▸ Supplied information
>>

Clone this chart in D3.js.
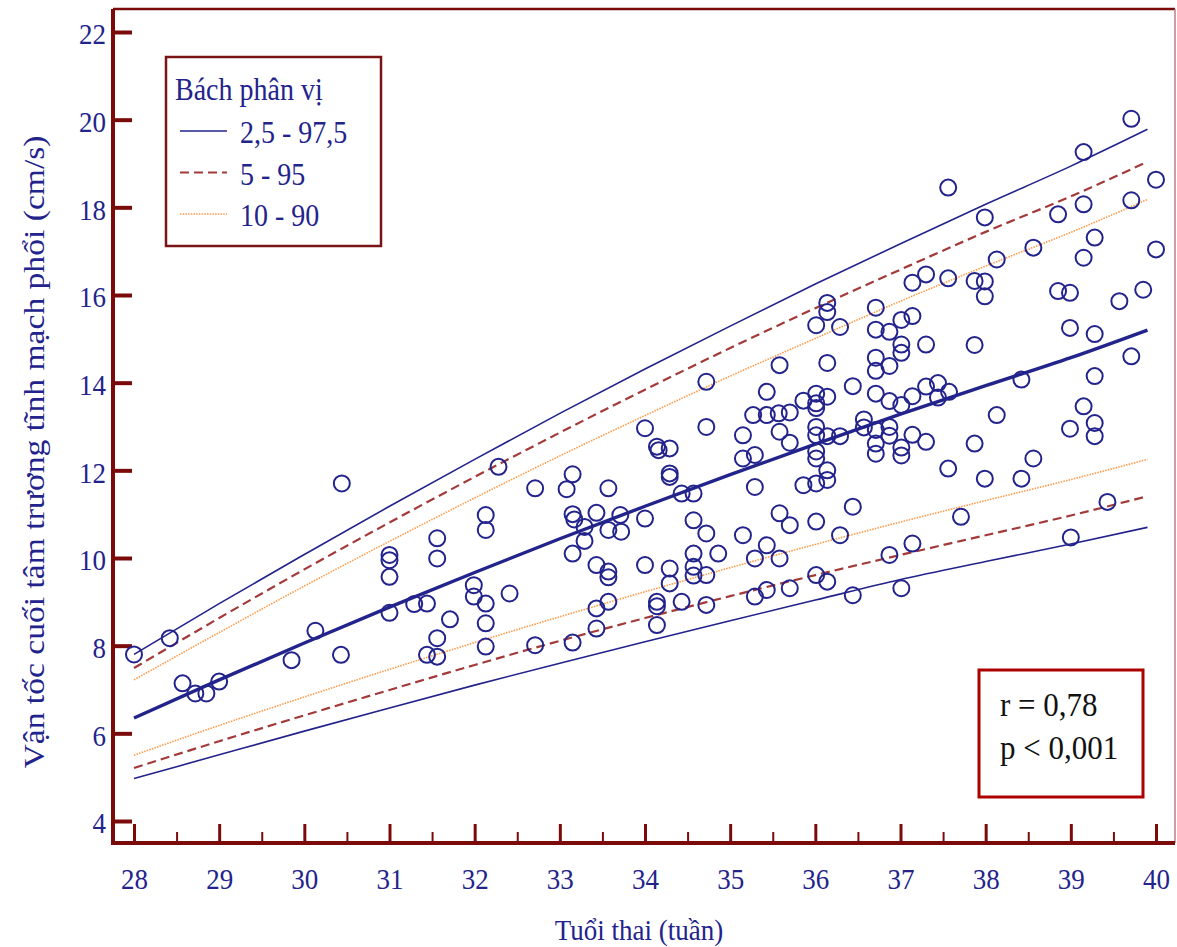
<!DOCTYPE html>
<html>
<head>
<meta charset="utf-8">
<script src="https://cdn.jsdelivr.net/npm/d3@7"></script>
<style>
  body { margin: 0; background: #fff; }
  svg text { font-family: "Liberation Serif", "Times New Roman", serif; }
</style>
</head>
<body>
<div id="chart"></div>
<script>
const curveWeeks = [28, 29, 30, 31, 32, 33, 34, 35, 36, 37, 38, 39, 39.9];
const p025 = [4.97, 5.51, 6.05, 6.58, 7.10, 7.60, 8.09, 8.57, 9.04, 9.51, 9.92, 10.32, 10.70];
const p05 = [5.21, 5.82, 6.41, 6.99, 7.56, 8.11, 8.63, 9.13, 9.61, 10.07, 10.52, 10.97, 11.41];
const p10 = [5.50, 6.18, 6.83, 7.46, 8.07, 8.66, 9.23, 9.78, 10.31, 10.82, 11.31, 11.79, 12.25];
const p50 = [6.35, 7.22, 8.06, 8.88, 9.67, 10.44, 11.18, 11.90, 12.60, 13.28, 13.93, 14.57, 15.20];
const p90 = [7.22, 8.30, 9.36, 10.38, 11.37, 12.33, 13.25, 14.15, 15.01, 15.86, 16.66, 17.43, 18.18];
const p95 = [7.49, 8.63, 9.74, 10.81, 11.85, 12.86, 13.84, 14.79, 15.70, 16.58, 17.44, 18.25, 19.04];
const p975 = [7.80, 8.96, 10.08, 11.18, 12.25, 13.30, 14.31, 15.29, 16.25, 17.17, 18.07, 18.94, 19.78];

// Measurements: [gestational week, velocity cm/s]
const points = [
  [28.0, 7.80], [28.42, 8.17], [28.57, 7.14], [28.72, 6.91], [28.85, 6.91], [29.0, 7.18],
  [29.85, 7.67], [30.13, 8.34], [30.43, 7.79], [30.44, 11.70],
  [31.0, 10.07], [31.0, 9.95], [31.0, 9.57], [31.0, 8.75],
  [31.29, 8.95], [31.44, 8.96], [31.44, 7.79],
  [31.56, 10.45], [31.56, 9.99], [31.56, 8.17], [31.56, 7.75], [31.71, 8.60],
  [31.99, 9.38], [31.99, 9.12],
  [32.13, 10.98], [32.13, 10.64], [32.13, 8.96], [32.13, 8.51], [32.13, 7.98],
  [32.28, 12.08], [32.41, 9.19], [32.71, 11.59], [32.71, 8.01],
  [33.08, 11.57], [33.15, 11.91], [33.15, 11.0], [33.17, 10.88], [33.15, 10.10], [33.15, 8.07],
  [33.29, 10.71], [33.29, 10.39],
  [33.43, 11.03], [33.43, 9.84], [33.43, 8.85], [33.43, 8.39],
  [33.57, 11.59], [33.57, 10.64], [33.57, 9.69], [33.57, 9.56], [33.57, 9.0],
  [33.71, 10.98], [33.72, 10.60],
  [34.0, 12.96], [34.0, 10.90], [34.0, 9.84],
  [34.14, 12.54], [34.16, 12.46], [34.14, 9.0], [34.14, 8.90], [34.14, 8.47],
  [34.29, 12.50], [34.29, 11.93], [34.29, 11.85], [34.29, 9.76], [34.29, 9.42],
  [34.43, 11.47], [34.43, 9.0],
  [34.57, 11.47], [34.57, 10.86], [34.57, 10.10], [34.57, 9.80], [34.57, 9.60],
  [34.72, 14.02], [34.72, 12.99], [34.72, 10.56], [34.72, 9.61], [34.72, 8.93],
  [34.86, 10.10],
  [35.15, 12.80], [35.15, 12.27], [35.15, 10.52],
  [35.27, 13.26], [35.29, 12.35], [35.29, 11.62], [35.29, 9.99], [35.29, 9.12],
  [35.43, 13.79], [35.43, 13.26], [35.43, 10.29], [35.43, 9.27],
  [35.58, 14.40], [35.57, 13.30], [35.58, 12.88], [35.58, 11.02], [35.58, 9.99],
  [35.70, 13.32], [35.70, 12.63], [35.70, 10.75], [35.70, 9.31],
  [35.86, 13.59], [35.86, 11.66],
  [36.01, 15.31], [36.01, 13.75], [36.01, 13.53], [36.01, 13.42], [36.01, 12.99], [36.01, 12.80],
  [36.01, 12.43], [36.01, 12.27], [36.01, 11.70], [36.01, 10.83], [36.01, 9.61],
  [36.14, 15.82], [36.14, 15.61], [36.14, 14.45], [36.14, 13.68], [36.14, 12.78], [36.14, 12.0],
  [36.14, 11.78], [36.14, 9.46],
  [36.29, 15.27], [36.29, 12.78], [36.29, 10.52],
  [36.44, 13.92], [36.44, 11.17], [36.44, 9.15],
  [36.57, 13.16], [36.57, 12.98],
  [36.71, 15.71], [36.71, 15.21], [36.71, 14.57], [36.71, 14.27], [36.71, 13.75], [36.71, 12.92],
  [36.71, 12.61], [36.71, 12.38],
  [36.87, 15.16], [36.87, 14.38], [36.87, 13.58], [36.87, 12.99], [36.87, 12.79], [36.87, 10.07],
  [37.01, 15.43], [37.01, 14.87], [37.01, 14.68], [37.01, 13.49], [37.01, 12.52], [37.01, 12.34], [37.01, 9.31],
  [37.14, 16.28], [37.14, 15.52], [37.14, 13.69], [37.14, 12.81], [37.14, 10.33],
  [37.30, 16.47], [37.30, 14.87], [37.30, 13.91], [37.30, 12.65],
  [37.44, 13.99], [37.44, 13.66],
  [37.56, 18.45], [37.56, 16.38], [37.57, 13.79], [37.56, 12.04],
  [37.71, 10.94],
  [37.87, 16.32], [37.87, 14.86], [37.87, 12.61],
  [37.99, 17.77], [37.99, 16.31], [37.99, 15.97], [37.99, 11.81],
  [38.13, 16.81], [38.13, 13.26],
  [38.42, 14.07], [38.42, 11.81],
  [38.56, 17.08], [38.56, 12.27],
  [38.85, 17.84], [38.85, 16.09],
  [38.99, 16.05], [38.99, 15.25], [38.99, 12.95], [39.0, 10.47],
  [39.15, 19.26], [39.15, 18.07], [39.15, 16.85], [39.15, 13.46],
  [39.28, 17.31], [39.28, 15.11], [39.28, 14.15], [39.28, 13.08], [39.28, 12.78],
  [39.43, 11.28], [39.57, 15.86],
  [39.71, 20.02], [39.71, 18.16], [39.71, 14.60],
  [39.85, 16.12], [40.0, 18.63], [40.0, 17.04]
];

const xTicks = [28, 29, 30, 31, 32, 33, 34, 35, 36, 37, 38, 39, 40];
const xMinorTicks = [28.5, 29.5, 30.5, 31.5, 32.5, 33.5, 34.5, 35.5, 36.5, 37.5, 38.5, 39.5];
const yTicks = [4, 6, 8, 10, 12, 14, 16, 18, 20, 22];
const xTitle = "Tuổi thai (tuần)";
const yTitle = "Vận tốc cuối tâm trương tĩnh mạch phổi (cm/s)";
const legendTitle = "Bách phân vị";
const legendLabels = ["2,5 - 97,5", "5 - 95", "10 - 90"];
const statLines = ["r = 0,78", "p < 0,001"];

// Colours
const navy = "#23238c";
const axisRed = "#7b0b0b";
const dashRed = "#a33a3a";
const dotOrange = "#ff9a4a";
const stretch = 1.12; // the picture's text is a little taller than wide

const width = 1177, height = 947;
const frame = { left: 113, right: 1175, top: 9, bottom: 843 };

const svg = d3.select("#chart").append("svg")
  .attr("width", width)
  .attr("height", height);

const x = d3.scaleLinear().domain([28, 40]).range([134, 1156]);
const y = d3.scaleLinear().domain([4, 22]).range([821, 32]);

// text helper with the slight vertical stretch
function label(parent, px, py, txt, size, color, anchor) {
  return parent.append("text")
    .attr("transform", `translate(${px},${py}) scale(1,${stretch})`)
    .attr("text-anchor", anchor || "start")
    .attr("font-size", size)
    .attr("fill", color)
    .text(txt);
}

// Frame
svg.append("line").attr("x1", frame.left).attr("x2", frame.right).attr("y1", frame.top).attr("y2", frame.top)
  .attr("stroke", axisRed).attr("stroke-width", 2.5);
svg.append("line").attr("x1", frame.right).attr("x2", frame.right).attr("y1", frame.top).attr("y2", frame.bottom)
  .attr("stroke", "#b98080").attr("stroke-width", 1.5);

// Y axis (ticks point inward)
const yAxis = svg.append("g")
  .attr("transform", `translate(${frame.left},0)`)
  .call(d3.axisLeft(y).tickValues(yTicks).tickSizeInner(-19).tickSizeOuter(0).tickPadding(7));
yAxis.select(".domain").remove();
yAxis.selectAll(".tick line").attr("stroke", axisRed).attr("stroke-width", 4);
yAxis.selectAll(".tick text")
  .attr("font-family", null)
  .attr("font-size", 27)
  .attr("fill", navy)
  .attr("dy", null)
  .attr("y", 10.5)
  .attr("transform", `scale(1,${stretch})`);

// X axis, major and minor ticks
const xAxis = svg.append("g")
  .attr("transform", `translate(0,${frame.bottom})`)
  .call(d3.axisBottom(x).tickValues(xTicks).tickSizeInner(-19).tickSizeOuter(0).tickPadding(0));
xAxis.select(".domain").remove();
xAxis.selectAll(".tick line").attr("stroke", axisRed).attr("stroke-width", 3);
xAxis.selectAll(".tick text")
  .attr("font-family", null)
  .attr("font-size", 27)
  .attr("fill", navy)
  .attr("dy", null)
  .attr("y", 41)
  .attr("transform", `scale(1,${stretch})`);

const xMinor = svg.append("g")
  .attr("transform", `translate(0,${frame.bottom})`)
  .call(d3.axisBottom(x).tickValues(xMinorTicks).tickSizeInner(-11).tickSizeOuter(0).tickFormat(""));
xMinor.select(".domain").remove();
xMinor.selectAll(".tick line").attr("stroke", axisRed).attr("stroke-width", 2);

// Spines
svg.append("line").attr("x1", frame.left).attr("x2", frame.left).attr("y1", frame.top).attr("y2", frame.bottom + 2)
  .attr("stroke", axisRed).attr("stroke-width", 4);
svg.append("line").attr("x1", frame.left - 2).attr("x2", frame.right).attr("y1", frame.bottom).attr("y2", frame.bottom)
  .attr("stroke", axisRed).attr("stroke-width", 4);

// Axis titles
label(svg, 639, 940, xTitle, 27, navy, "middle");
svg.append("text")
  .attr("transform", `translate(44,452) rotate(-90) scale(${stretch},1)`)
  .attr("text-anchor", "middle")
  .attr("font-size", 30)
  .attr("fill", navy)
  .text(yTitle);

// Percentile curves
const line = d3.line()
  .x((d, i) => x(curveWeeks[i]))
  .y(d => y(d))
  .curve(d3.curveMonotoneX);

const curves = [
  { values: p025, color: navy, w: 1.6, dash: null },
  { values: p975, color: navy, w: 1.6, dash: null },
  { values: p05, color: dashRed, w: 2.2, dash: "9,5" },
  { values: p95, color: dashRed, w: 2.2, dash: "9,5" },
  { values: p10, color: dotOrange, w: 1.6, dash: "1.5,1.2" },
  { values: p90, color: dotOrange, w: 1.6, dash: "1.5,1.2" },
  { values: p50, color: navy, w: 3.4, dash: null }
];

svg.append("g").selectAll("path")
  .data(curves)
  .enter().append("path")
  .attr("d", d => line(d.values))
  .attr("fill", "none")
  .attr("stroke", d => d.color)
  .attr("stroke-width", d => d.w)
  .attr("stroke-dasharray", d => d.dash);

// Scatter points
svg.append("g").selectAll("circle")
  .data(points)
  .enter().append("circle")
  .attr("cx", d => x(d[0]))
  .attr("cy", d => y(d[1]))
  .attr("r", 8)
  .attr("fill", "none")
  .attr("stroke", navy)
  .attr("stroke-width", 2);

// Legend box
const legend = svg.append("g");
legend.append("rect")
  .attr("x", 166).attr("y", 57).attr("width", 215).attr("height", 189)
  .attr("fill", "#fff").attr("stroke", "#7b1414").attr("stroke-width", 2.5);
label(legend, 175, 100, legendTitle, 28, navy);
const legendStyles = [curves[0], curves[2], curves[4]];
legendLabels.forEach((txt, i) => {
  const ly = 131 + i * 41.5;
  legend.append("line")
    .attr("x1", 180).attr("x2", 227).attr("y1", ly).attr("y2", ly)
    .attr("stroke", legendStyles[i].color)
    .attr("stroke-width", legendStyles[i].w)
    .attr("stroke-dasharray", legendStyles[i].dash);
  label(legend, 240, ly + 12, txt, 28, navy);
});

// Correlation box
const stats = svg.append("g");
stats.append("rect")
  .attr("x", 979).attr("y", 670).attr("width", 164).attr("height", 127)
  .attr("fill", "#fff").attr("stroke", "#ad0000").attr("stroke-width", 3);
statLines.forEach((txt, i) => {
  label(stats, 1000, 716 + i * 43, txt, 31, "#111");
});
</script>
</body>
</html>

<<

▸ Problem statement
Of the lines above, copy each that contains "chart".

▸ Solution for this exercise
Clone this chart in D3.js.
<div id="chart"></div>
const svg = d3.select("#chart").append("svg")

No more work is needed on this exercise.